Added lots of data validation / quality assurance test cases in anticipation of archiving data. See the pudl.validate module for more details.

New data since v0.2.0 of PUDL:

  • EIA Form 860 for 2018

  • EIA Form 923 for 2018

  • FERC Form 1 for 1994-2003 and 2018 (select tables)

We removed the FERC Form 1 accumulated depreciation table from PUDL because it requires detailed row-mapping in order to be accurate across all the years. It and many other FERC tables will be integrated soon, using new row-mapping methods.

Lots of new plants and utilities integrated into the PUDL ID mapping process, for the earlier years (1994-2003). All years of FERC 1 data should be integrated for all future ferc1 tables.

Command line interfaces of some of the ETL scripts have changed, see their help messages for details.

0.2.0 (2019-09-17)

This is the first release of PUDL to generate data packages as the canonical output, rather than loading data into a local PostgreSQL database. The data packages can then be used to generate a local SQLite database, without relying on any software being installed outside of the Python requirements specified for the catalyst.coop package.

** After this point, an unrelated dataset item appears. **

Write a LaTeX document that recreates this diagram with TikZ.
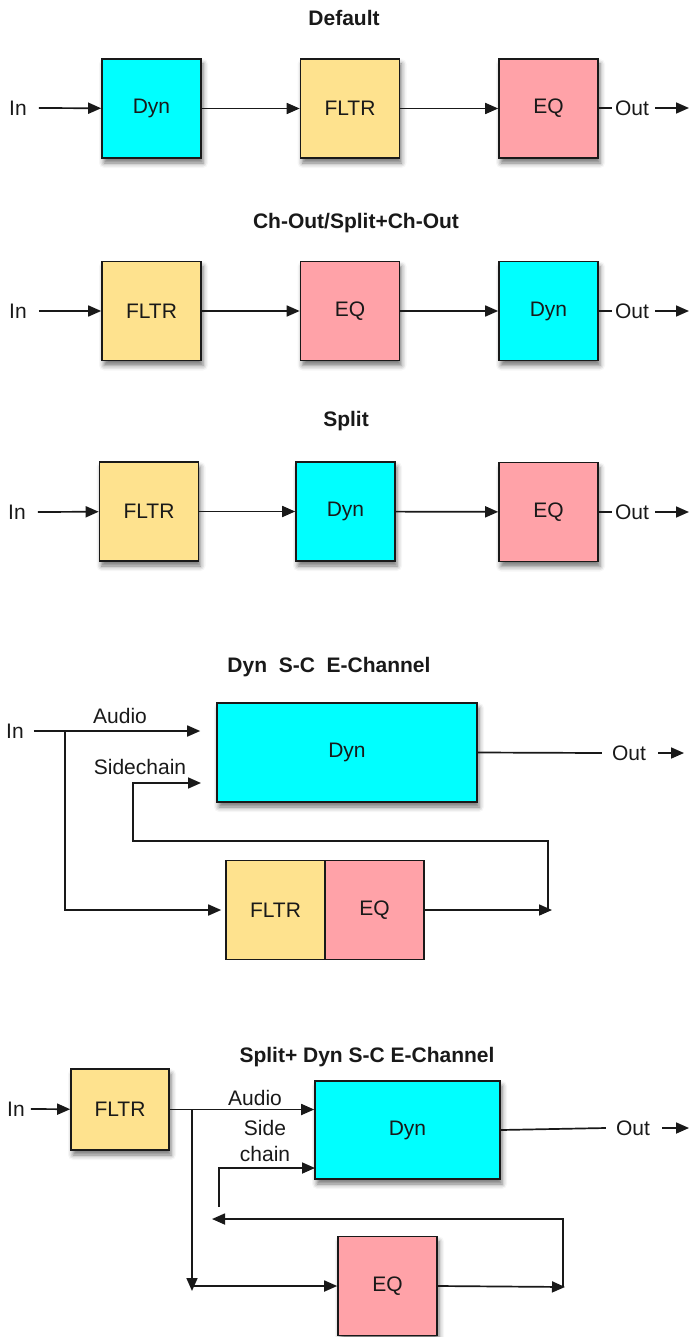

This change will enable easier installation of PUDL, as well as archiving and bulk distribution of the data products in a platform independent format.

0.1.0 (2019-09-12)

This is the only release of PUDL that will be made that makes use of PostgreSQL as the primary data product. It is provided for reference, in case there are users relying on this setup who need access to a well defined release.